Nomad is working with chain analysis firm TRM labs to help trace funds in an effort to return stolen money to users, according to a tweet posted by Nomad on Wednesday.

Nomad first tweeted late Monday addressing the incident and said that it was “aware of impersonators posing as Nomad and providing fraudulent addresses to collect funds.”

According to Peckshield, Nomad’s system was drained gradually in batches, and stolen coins included ether and some stablecoins linked to the US dollar. A researcher at crypto investment firm Paradigm tweeted that the exploit was “one of the most chaotic hacks that Web3 has ever seen.”

Just days before the incident, Nomad revealed several big name investors – including Coinbase Ventures, OpenSea and Crypto.com Capital – that took part in an April funding round for $22 million to “help grow security-first cross-chain messaging solution.”

The growing number of bridge attacks only adds to security and trust concerns in the crypto industry. Several of the largest crypto thefts of all time took place just last year, amid a surge in crypto prices and usage. Cryptocurrency prices have since fallen considerably but remains a potentially lucrative target.

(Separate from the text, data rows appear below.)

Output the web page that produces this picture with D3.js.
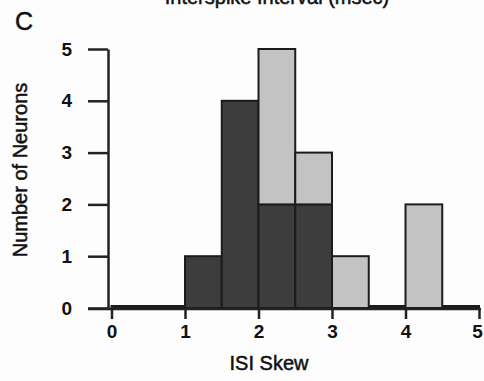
<!DOCTYPE html>
<html>
<head>
  <meta charset="utf-8">
  <title>ISI Skew histogram</title>
  <script src="https://d3js.org/d3.v7.min.js"></script>
  <style>
    body { margin: 0; background: #fdfdfd; }
    text { font-family: "Liberation Sans", Arial, sans-serif; fill: #111; }
    .heavy { stroke: #111; stroke-width: 0.5px; }
  </style>
</head>
<body>
  <div id="chart"></div>
  <script>
  // histogram bins (ISI skew), width 0.5
  var binStarts = [0, 0.5, 1, 1.5, 2, 2.5, 3, 3.5, 4, 4.5];
  var darkCounts = [0, 0, 1, 4, 2, 2, 0, 0, 0, 0];
  var lightCounts = [0, 0, 0, 0, 3, 1, 1, 0, 2, 0];
  var binWidth = 0.5;
  var xTicks = [0, 1, 2, 3, 4, 5];
  var yTicks = [0, 1, 2, 3, 4, 5];

  var W = 484, H = 381;
  var svg = d3.select("#chart").append("svg")
    .attr("width", W).attr("height", H);

  var x = d3.scaleLinear().domain([0, 5]).range([111.5, 479]);
  var y = d3.scaleLinear().domain([0, 5]).range([308, 49]);

  // cut-off title from panel above
  svg.append("text")
    .attr("x", 277).attr("y", 4)
    .attr("text-anchor", "middle")
    .attr("class", "heavy")
    .style("font-size", "20px")
    .text("Interspike Interval (msec)");

  // panel letter
  svg.append("text")
    .attr("x", 15).attr("y", 30)
    .attr("class", "heavy")
    .style("font-size", "25px")
    .text("C");

  var bins = binStarts.map(function (b, i) {
    return { x0: b, dark: darkCounts[i], light: lightCounts[i] };
  });

  // dark (bottom) segments; empty bins drawn as a flat outline
  svg.selectAll("rect.dark").data(bins).enter().append("rect")
    .attr("class", "dark")
    .attr("x", function (d) { return x(d.x0); })
    .attr("width", function (d) { return x(d.x0 + binWidth) - x(d.x0); })
    .attr("y", function (d) { return Math.min(y(d.dark), y(0) - 2); })
    .attr("height", function (d) { return Math.max(y(0) - y(d.dark), 2); })
    .attr("fill", "#3d3d3d")
    .attr("stroke", "#1c1c1c")
    .attr("stroke-width", 2);

  // light (stacked) segments
  svg.selectAll("rect.light").data(bins.filter(function (d) { return d.light > 0; }))
    .enter().append("rect")
    .attr("class", "light")
    .attr("x", function (d) { return x(d.x0); })
    .attr("width", function (d) { return x(d.x0 + binWidth) - x(d.x0); })
    .attr("y", function (d) { return y(d.dark + d.light); })
    .attr("height", function (d) { return y(d.dark) - y(d.dark + d.light); })
    .attr("fill", "#c3c3c3")
    .attr("stroke", "#1c1c1c")
    .attr("stroke-width", 2);

  // y axis
  var yAxis = svg.append("g")
    .attr("transform", "translate(108,0)")
    .call(d3.axisLeft(y).tickValues(yTicks).tickFormat(d3.format("d"))
      .tickSize(20).tickSizeOuter(0).tickPadding(16));
  yAxis.select(".domain").attr("stroke", "#222").attr("stroke-width", 2.5);
  yAxis.selectAll(".tick line").attr("stroke", "#222").attr("stroke-width", 2.5);
  yAxis.selectAll(".tick text")
    .style("font-size", "19px").style("font-weight", "bold")
    .attr("font-family", null).attr("fill", "#111");

  // x axis
  var xAxis = svg.append("g")
    .attr("transform", "translate(0,309)")
    .call(d3.axisBottom(x).tickValues(xTicks).tickFormat(d3.format("d"))
      .tickSize(10).tickSizeOuter(0).tickPadding(6));
  xAxis.select(".domain").attr("d", "M88,0H481").attr("stroke", "#222").attr("stroke-width", 2.5);
  xAxis.selectAll(".tick line").attr("stroke", "#222").attr("stroke-width", 2.5);
  xAxis.selectAll(".tick text")
    .style("font-size", "19px").style("font-weight", "bold")
    .attr("font-family", null).attr("fill", "#111");
  xAxis.selectAll(".tick text").filter(function (d) { return d === 5; }).attr("dx", -2);

  // axis titles
  svg.append("text")
    .attr("x", 269).attr("y", 370)
    .attr("text-anchor", "middle")
    .attr("class", "heavy")
    .style("font-size", "20px")
    .text("ISI Skew");

  svg.append("text")
    .attr("transform", "translate(27,170) rotate(-90)")
    .attr("text-anchor", "middle")
    .attr("class", "heavy")
    .style("font-size", "20px")
    .text("Number of Neurons");
  </script>
</body>
</html>
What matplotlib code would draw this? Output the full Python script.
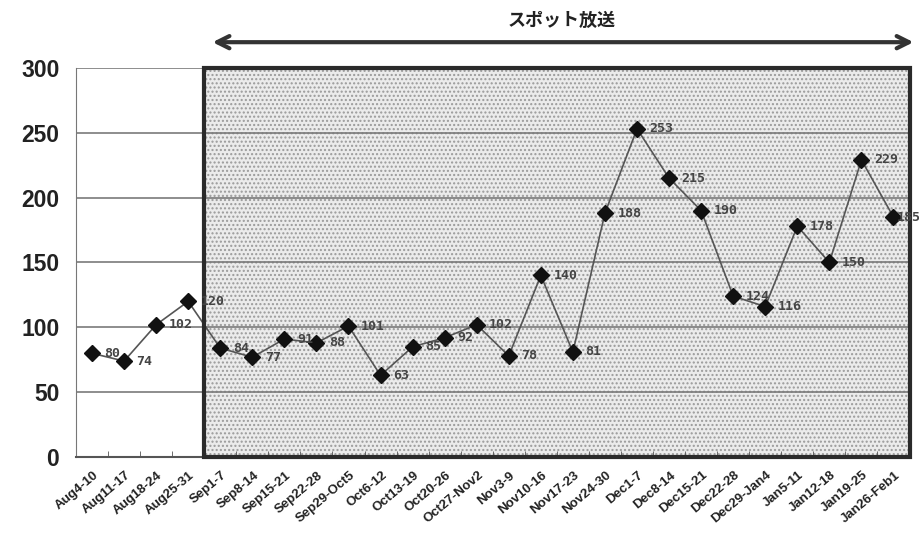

Crypto scams have also become popular, with scammers stealing more than $1 billion from the start of 2021 through March of this year, according to a report in June from the Federal Trade Commission.

“Certain features of cryptocurrency may explain why it’s a pet payment method for crooks and cons,” the FTC said in a release at the time. “There’s no bank or other entity to flag suspicious transactions before they happen. Crypto transfers can’t be reversed. Once the money’s gone, you can kiss your crypto buh-bye.”